But, for guys wanting a thicker oil, the 15W-40 fleet oils make a good choice ... better than the "racing" 20W-50s from Valvoline and others ... and waaayyy better than the straight 40 or 50 weight oils.

I also think the extra detergents in the fleet oils will (safely) help 'de-sludgify' an older motor which has been neglected. Trying one for a couple thousand miles is easier than tearing down a motor just because a lifter is sticking a little. That often happens because of sludge build-up in a critical area. gooey build up can restrict oil flow in certain places.

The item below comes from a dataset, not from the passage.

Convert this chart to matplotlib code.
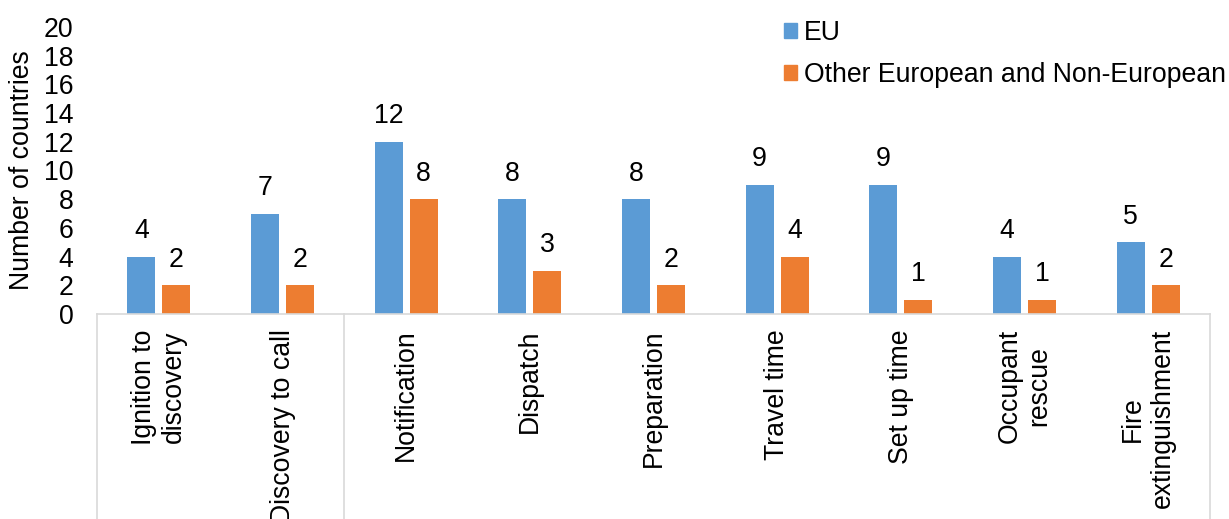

Then again, sometimes ANY oil change will free-up a sticky lifter because the additive package (including detergents) is that much fresher and better able to clean and lubricate.


----------



## Zen31ZR (Mar 24, 2004)

Bror Jace said:


> *[email protected]*: _" I just have my doubts about the effectiveness and useflulness of thicker oil like that in a car that probably won't see much high performance use. Simply to prop up a lifter tick problem, I don't think it's a good idea. Best to fix whatever causes that in the first place, IMO."_
> 
> In general, I agree with you. High performance guys are often a bit too quick to go with a thick oil ... sometimes waaaayy too thick.
> 
> Many serious car people have figured out that thinner oils provide less drag on the motor and free up more horsepower. And if you load up the oil with additives like moly, boron and ZDDP, you can get protection which is just as good ... sometimes even better. :thumbup:


My question to you would be, and you being the oil expert, you should have a good guess; at what point does oil become too thick or too thin to adequately protect. I know in part it relies on the clearances in the engine, but some size engines just simply shouldn't use above or below a certain weight oil due to hydrodynamic loads. I mean , can you conceivably cause excess bearing wear simply by using too thin an oil, or is that pretty much impossible. Is it also possible to cause wear by using too thick an oil and placing greater strain on the oil pump and bearings......


----------



## Bror Jace (Apr 26, 2003)

_My question to you would be, and you being the oil expert, you should have a good guess”_ 

I like the fact that people here hold my knowledge and opinions about oil/lubricants in such high esteem, but compared to some of the folks at BITOG, I’m a lowly noob.  Still, I’ll try to address the questions you’ve asked with what I know.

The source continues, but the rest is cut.